__Written problem__.
Exactly and only the lines from the one containing "Write the Chart.js code for this chart." through the one containing "const gridColor = '#d9d9d9';" belong in your copy. Pictures do not.
--- Begin ---
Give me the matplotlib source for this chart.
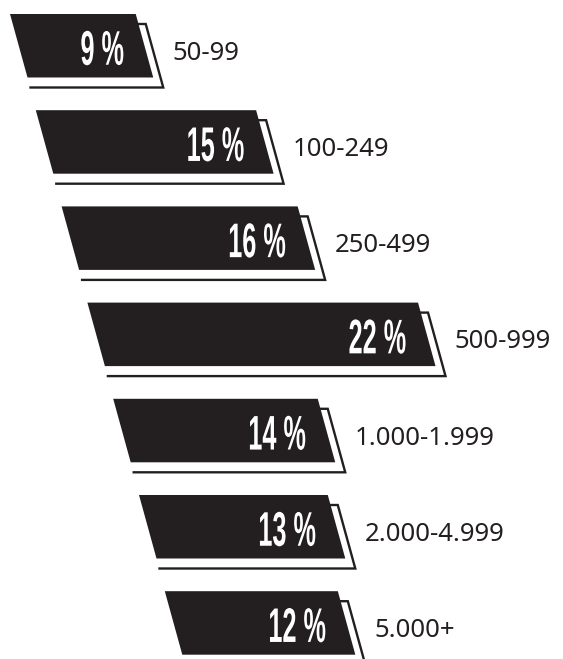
import matplotlib
matplotlib.use("Agg")
import matplotlib.pyplot as plt
from matplotlib.patches import Polygon
from matplotlib import patheffects
from matplotlib.transforms import Affine2D

# share of companies per size class (employees)
shares = [9, 15, 16, 22, 14, 13, 12]
groups = ["50-99", "100-249", "250-499", "500-999",
          "1.000-1.999", "2.000-4.999", "5.000+"]

ink = "#231f20"


class Squeeze(patheffects.AbstractPathEffect):
    # narrows the glyphs (condensed look), right end stays put
    def __init__(self, sx):
        super().__init__()
        self.sx = sx

    def draw_path(self, renderer, gc, tpath, affine, rgbFace=None):
        x1 = tpath.vertices[:, 0].max()
        sq = Affine2D().translate(-x1, 0).scale(self.sx, 1).translate(x1, 0)
        renderer.draw_path(gc, tpath, sq + affine, rgbFace)


fig = plt.figure(figsize=(5.63, 6.59), dpi=100)
ax = fig.add_axes([0, 0, 1, 1])
ax.set_xlim(0, 563)
ax.set_ylim(659, 0)
ax.axis("off")

top0, step_y = 14, 96.2
left0, step_x = 10, 25.8
h = 63.5
slant = 17.5


def bar_width(v):
    return 15.76 * v - 16.1


for i, (v, g) in enumerate(zip(shares, groups)):
    top = top0 + i * step_y
    bot = top + h
    left = left0 + i * step_x
    w = bar_width(v)

    # offset outline behind the bar: only right and bottom edges show
    sx = [left + w, left + w + 10, left + w + slant + 10, left + slant + 3]
    sy = [top + 10, top + 10, bot + 10, bot + 10]
    ax.plot(sx, sy, color=ink, linewidth=1.7, solid_joinstyle="miter", zorder=1)

    bar = [(left, top), (left + w, top), (left + w + slant, bot), (left + slant, bot)]
    ax.add_patch(Polygon(bar, closed=True, facecolor=ink,
                         edgecolor="none", zorder=2))

    mid_right = left + w + slant / 2
    ax.text(mid_right - 20, top + h / 2 + 19, f"{v} %", ha="right", va="baseline",
            fontsize=35, fontweight="bold", family="Liberation Sans",
            color="white", zorder=3, path_effects=[Squeeze(0.52)])
    ax.text(mid_right + 28, top + h / 2 + 14, g, ha="left", va="baseline",
            fontsize=18.5, family="Noto Sans", color=ink, zorder=3)

fig.savefig("out.png", dpi=100)
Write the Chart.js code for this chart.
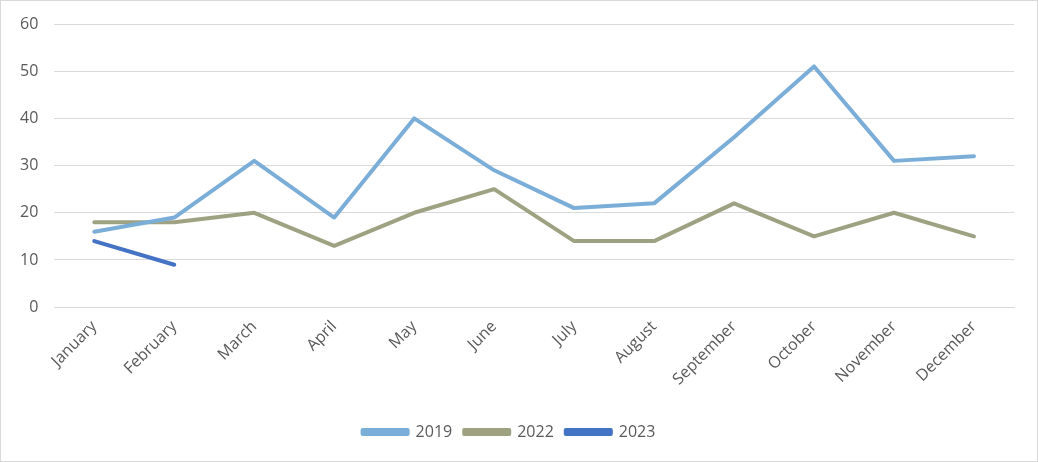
<!DOCTYPE html>
<html>
<head>
<meta charset="utf-8">
<script src="https://cdn.jsdelivr.net/npm/chart.js@4"></script>
<style>
    html, body { margin: 0; padding: 0; background: #fff; }
    #wrap { position: relative; width: 1036px; height: 460px; border: 1px solid #d9d9d9; }
</style>
</head>
<body>
<div id="wrap"><canvas id="chart"></canvas></div>
<script>
// Data
const months = ['January', 'February', 'March', 'April', 'May', 'June', 'July', 'August', 'September', 'October', 'November', 'December'];
const values2019 = [16, 19, 31, 19, 40, 29, 21, 22, 36, 51, 31, 32];
const values2022 = [18, 18, 20, 13, 20, 25, 14, 14, 22, 15, 20, 15];
const values2023 = [14, 9];
const yTicks = [0, 10, 20, 30, 40, 50, 60];

const textColor = '#595959';
const gridColor = '#d9d9d9';

function lineSet(label, data, color) {
    return {
        label: label,
        data: data,
        borderColor: color,
        backgroundColor: color,
        borderWidth: 4,
        pointRadius: 0,
        tension: 0,
        borderCapStyle: 'round',
        borderJoinStyle: 'round'
    };
}

new Chart(document.getElementById('chart'), {
    type: 'line',
    data: {
        labels: months,
        datasets: [
            lineSet('2019', values2019, '#7badd9'),
            lineSet('2022', values2022, '#9ea283'),
            lineSet('2023', values2023, '#4472c4')
        ]
    },
    options: {
        responsive: true,
        maintainAspectRatio: false,
        animation: false,
        layout: { padding: { left: 3, right: 23, top: 23, bottom: 11 } },
        plugins: {
            tooltip: { enabled: false },
            legend: {
                position: 'bottom',
                labels: {
                    color: textColor,
                    font: { family: 'Open Sans', size: 16 },
                    boxWidth: 45,
                    boxHeight: 4,
                    padding: 12
                }
            }
        },
        scales: {
            x: {
                offset: true,
                grid: { display: false },
                border: { color: gridColor },
                ticks: {
                    color: textColor,
                    font: { family: 'Open Sans', size: 16 },
                    minRotation: 45,
                    maxRotation: 45,
                    padding: 2
                },
                // rotated labels may hang past the plot edge, like the original
                afterFit: scale => {
                    scale.paddingLeft = 0;
                    scale.paddingRight = 0;
                    scale.height += 21;
                }
            },
            y: {
                min: 0,
                max: 60,
                afterBuildTicks: axis => { axis.ticks = yTicks.map(v => ({ value: v })); },
                afterFit: scale => {
                    scale.paddingTop = 0;
                    scale.paddingBottom = 0;
                },
                grid: { color: gridColor, lineWidth: 1, drawTicks: false },
                border: { display: false },
                ticks: {
                    color: textColor,
                    font: { family: 'Open Sans', size: 16 },
                    padding: 16
                }
            }
        }
    }
});
</script>
</body>
</html>
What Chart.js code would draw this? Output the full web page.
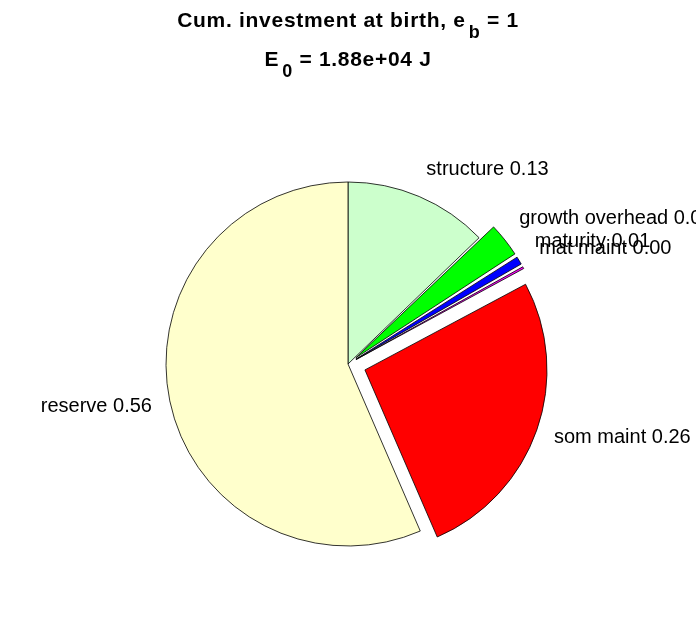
<!DOCTYPE html>
<html>
<head>
<meta charset="utf-8">
<script src="https://cdn.jsdelivr.net/npm/chart.js@4"></script>
<style>
  body { margin: 0; background: #fff; }
  #wrap { width: 696px; height: 618px; }
</style>
</head>
<body>
<div id="wrap"><canvas id="pie_chart"></canvas></div>
<script>
// slices, clockwise from 12 o'clock
const labels = ["structure", "growth overhead", "maturity", "mat maint", "som maint", "reserve"];
const fractions = [0.128, 0.031, 0.009, 0.004, 0.263, 0.565];
const colors = ["#CCFFCC", "#00FF00", "#0000FF", "#FF00FF", "#FF0000", "#FFFFCC"];
const exploded = [false, true, true, true, true, false];

const titleLine1 = [{ t: "Cum. investment at birth, e" }, { t: "b", sub: true }, { t: " = 1" }];
const titleLine2 = [{ t: "E" }, { t: "0", sub: true }, { t: " = 1.88e+04 J" }];

const R = 182;
const explodeShift = 18;

// chart.js moves an arc by offset/4 * (2 - sin(circumference)), so undo that
const total = fractions.reduce((a, b) => a + b, 0);
const offsets = fractions.map((f, i) => {
  if (!exploded[i]) return 0;
  const circ = (f / total) * 2 * Math.PI;
  const fix = 1 - Math.sin(Math.min(Math.PI, circ));
  return (4 * explodeShift) / (1 + fix);
});

function drawRich(ctx, parts, cx, baseline) {
  const mainFont = "bold 21px 'Liberation Sans', Arial, sans-serif";
  const subFont = "bold 18px 'Liberation Sans', Arial, sans-serif";
  ctx.letterSpacing = "0.7px";
  let w = 0;
  parts.forEach((p) => {
    ctx.font = p.sub ? subFont : mainFont;
    w += ctx.measureText(p.t).width + (p.sub ? 3 : 0);
  });
  let x = cx - w / 2;
  ctx.textAlign = "left";
  ctx.textBaseline = "alphabetic";
  parts.forEach((p) => {
    ctx.font = p.sub ? subFont : mainFont;
    if (p.sub) x += 3;
    ctx.fillText(p.t, x, p.sub ? baseline + 11 : baseline);
    x += ctx.measureText(p.t).width;
  });
  ctx.letterSpacing = "0px";
}

const pieLabels = {
  id: "pieLabels",
  afterDatasetsDraw(chart) {
    const ctx = chart.ctx;
    const meta = chart.getDatasetMeta(0);
    ctx.save();
    ctx.fillStyle = "#000";
    ctx.font = "20px 'Liberation Sans', Arial, sans-serif";
    meta.data.forEach((arc, i) => {
      const p = arc.getProps(["x", "y", "startAngle", "endAngle", "outerRadius"], true);
      const mid = (p.startAngle + p.endAngle) / 2;
      const dist = 1.1 * p.outerRadius + (exploded[i] ? explodeShift : 0);
      const tx = p.x + Math.cos(mid) * dist;
      let ty = p.y + Math.sin(mid) * dist;
      ctx.textAlign = Math.cos(mid) >= 0 ? "left" : "right";
      if (Math.sin(mid) < 0) {
        ctx.textBaseline = "bottom";
      } else {
        ctx.textBaseline = "middle";
        ty += 2;
      }
      ctx.fillText(labels[i] + " " + fractions[i].toFixed(2), tx, ty);
    });
    ctx.restore();
  },
  afterDraw(chart) {
    const ctx = chart.ctx;
    ctx.save();
    ctx.fillStyle = "#000";
    drawRich(ctx, titleLine1, 348, 27);
    drawRich(ctx, titleLine2, 348, 66);
    ctx.restore();
  },
};

const ctx = document.getElementById("pie_chart").getContext("2d");
new Chart(ctx, {
  type: "pie",
  data: {
    labels: labels,
    datasets: [
      {
        data: fractions,
        backgroundColor: colors,
        borderColor: "#000",
        borderWidth: 0.8,
        offset: offsets,
        hoverOffset: 0,
      },
    ],
  },
  options: {
    responsive: true,
    maintainAspectRatio: false,
    animation: false,
    radius: R,
    layout: { padding: { top: 120, bottom: 10, left: 0, right: 0 } },
    plugins: {
      legend: { display: false },
      title: { display: false },
      tooltip: { enabled: false },
    },
  },
  plugins: [pieLabels],
});
</script>
</body>
</html>
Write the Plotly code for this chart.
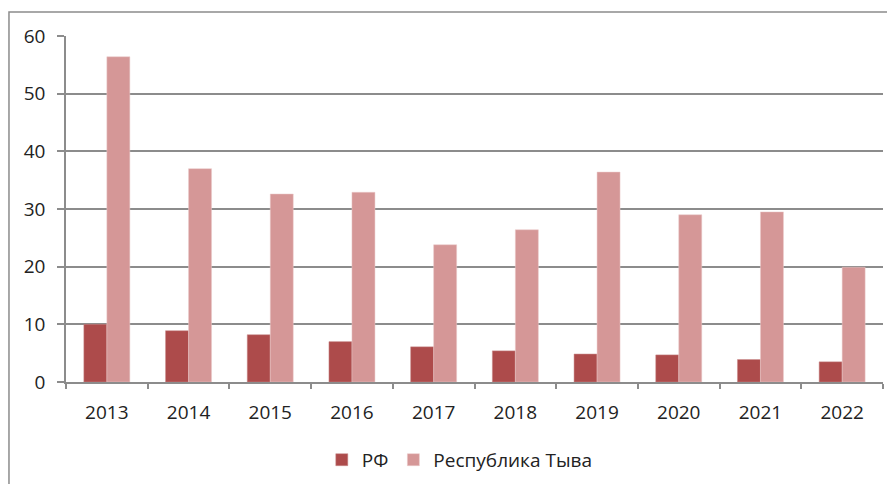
import plotly.graph_objects as go

years = ['2013', '2014', '2015', '2016', '2017', '2018', '2019', '2020', '2021', '2022']
rf = [10.0, 8.9, 8.2, 7.0, 6.1, 5.4, 4.85, 4.7, 3.9, 3.5]
tyva = [56.4, 37.0, 32.6, 32.9, 23.8, 26.4, 36.4, 29.0, 29.5, 19.9]

fig = go.Figure()

fig.add_trace(go.Bar(
    x=years, y=rf, name='РФ',
    marker=dict(color='#AD4B4B', line=dict(color='#C98A8A', width=0.5))
))
fig.add_trace(go.Bar(
    x=years, y=tyva, name='Республика Тыва',
    marker=dict(color='#D59797', line=dict(color='#EBCACA', width=0.5))
))

# outer frame of the chart (cropped on the right and bottom)
fig.add_shape(type='rect', xref='paper', yref='paper',
              x0=-0.0698, y0=-0.6, x1=1.3, y1=1.0694,
              line=dict(color='#8C8C8C', width=1.5), layer='below')

fig.update_layout(
    width=895, height=484,
    margin=dict(l=58, r=20, t=28, b=110, autoexpand=False),
    paper_bgcolor='white', plot_bgcolor='white',
    barmode='group', bargap=0.437, bargroupgap=0,
    font=dict(family='Open Sans', size=19, color='#222222'),
    showlegend=True,
    legend=dict(orientation='h', x=0.482, xanchor='center', y=-0.225, yanchor='middle',
                font=dict(size=19), traceorder='normal', bgcolor='rgba(0,0,0,0)')
)

fig.update_xaxes(
    type='category', tickson='boundaries', ticks='outside', ticklen=5,
    tickcolor='#8C8C8C', tickwidth=1.5, showline=True, linecolor='#8C8C8C', linewidth=1.5,
    showgrid=False, tickfont=dict(size=19), automargin=False, ticklabelstandoff=12
)
fig.update_yaxes(
    range=[0, 60], dtick=10, ticks='outside', ticklen=7, tickcolor='#8C8C8C', tickwidth=1.5,
    showline=True, linecolor='#8C8C8C', linewidth=1.5,
    showgrid=True, gridcolor='#8C8C8C', gridwidth=1.5, zeroline=False,
    tickfont=dict(size=19), automargin=False, ticklabelstandoff=8
)

fig.write_html("out.html")
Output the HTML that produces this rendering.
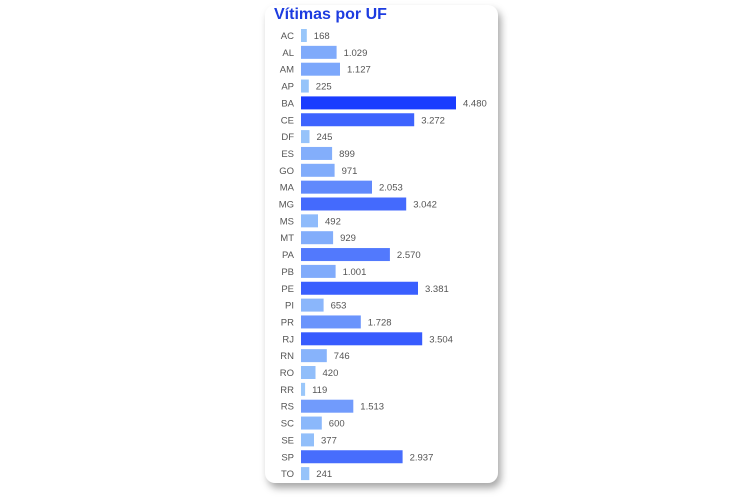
<!DOCTYPE html>
<html><head><meta charset="utf-8"><style>
html,body{margin:0;padding:0;background:#fff;width:754px;height:497px;overflow:hidden;font-family:"Liberation Sans",sans-serif}
.card{position:absolute;left:265px;top:5px;width:233px;height:478px;background:#fff;border-radius:10px;box-shadow:3px 5px 8px rgba(0,0,0,0.35)}
.t{position:absolute;left:274px;top:6px;font-size:16px;font-weight:bold;color:#1d3ce0}
svg{position:absolute;left:0;top:0}
</style></head><body>
<div class="card"></div>
<div class="t">Vítimas por UF</div>
<svg id="s" width="754" height="497" font-family="Liberation Sans, sans-serif" font-size="9.5"></svg>
<script>
var d=[["AC",168],["AL",1029],["AM",1127],["AP",225],["BA",4480],["CE",3272],["DF",245],["ES",899],["GO",971],["MA",2053],["MG",3042],["MS",492],["MT",929],["PA",2570],["PB",1001],["PE",3381],["PI",653],["PR",1728],["RJ",3504],["RN",746],["RO",420],["RR",119],["RS",1513],["SC",600],["SE",377],["SP",2937],["TO",241]];
var h="";
d.forEach(function(r,i){
 var c=35.5+i*16.85, w=r[1]*155/4480, f=r[1]/4480;
 var R=Math.round(157+(26-157)*f),G=Math.round(203+(60-203)*f),B=Math.round(250+(255-250)*f);
 h+='<text x="294" y="'+(c+3.5)+'" text-anchor="end" fill="#555">'+r[0]+'</text>';
 h+='<rect x="301" y="'+(c-6.5)+'" width="'+w.toFixed(1)+'" height="13" fill="rgb('+R+','+G+','+B+')"/>';
 h+='<text x="'+(301+w+7).toFixed(1)+'" y="'+(c+3.5)+'" fill="#555">'+r[1].toLocaleString("de-DE")+'</text>';
});
document.getElementById("s").innerHTML=h;
</script>
</body></html>
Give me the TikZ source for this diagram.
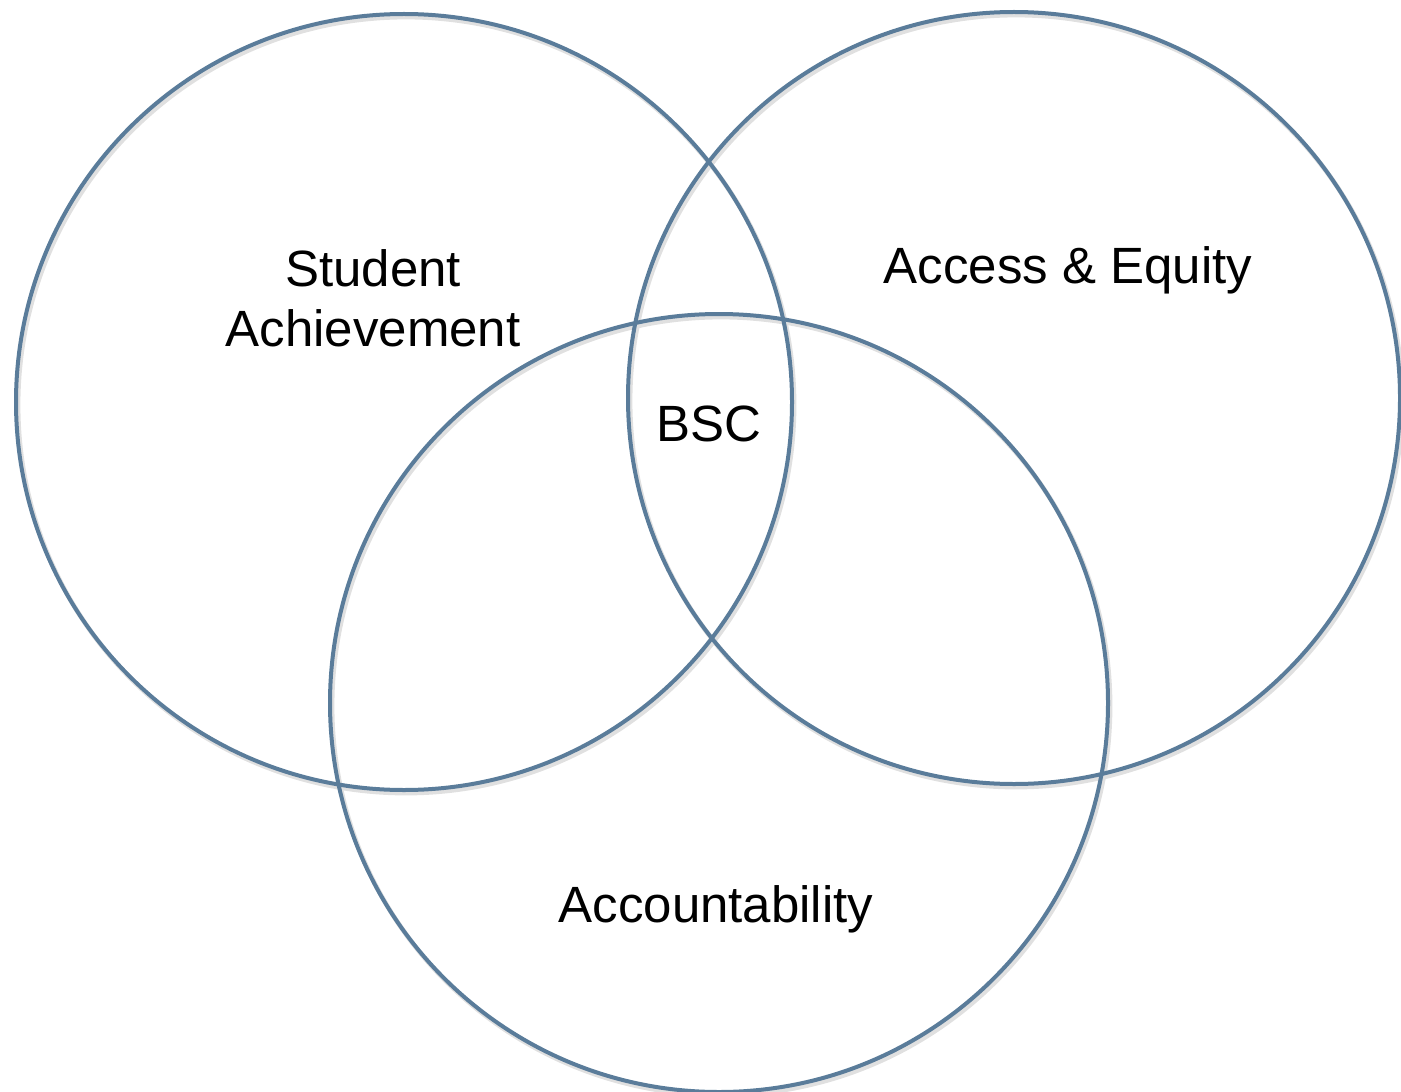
\documentclass[tikz,border=0pt]{standalone}
\usepackage{fontspec}
\setmainfont{Liberation Sans}
\definecolor{ringblue}{RGB}{90,124,154}
\tikzset{
  ring/.style={draw=ringblue, line width=2pt},
  ringshade/.style={draw=black!12, line width=2.4pt},
  lbl/.style={inner sep=0pt, align=center, font=\fontsize{25.5}{30}\selectfont}
}
\begin{document}
\begin{tikzpicture}[x=0.5pt,y=0.5pt,yscale=-1,xscale=1]
\useasboundingbox (0,0) rectangle (1401,1091);

% centres of the three sets
\coordinate (cstudent) at (404,402);
\coordinate (caccess) at (1014,398);
\coordinate (caccount) at (719,703);

% faint shadow under each ring
\draw[ringshade] ([shift={(2,3)}]cstudent) circle (388*0.5pt);
\draw[ringshade] ([shift={(2,3)}]caccess) circle (386*0.5pt);
\draw[ringshade] ([shift={(2,3)}]caccount) circle (389*0.5pt);

% the rings
\draw[ring] (cstudent) circle (388*0.5pt);
\draw[ring] (caccess) circle (386*0.5pt);
\draw[ring] (caccount) circle (389*0.5pt);

% labels
\node[lbl] (student) at (373,298) {Student\\Achievement};
\node[lbl] (access) at (1068,270) {Access \& Equity};
\node[lbl] (bsc) at (709,424) {BSC};
\node[lbl] (account) at (716,909) {Accountability};
\end{tikzpicture}
\end{document}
--- End ---
__Exercise output__.
Write the Chart.js code for this chart.
<!DOCTYPE html>
<html>
<head>
<meta charset="utf-8">
<script src="https://cdn.jsdelivr.net/npm/chart.js@4"></script>
<style>
    html, body { margin: 0; padding: 0; background: #fff; }
    #wrap { position: relative; width: 1036px; height: 460px; border: 1px solid #d9d9d9; }
</style>
</head>
<body>
<div id="wrap"><canvas id="chart"></canvas></div>
<script>
// Data
const months = ['January', 'February', 'March', 'April', 'May', 'June', 'July', 'August', 'September', 'October', 'November', 'December'];
const values2019 = [16, 19, 31, 19, 40, 29, 21, 22, 36, 51, 31, 32];
const values2022 = [18, 18, 20, 13, 20, 25, 14, 14, 22, 15, 20, 15];
const values2023 = [14, 9];
const yTicks = [0, 10, 20, 30, 40, 50, 60];

const textColor = '#595959';
const gridColor = '#d9d9d9';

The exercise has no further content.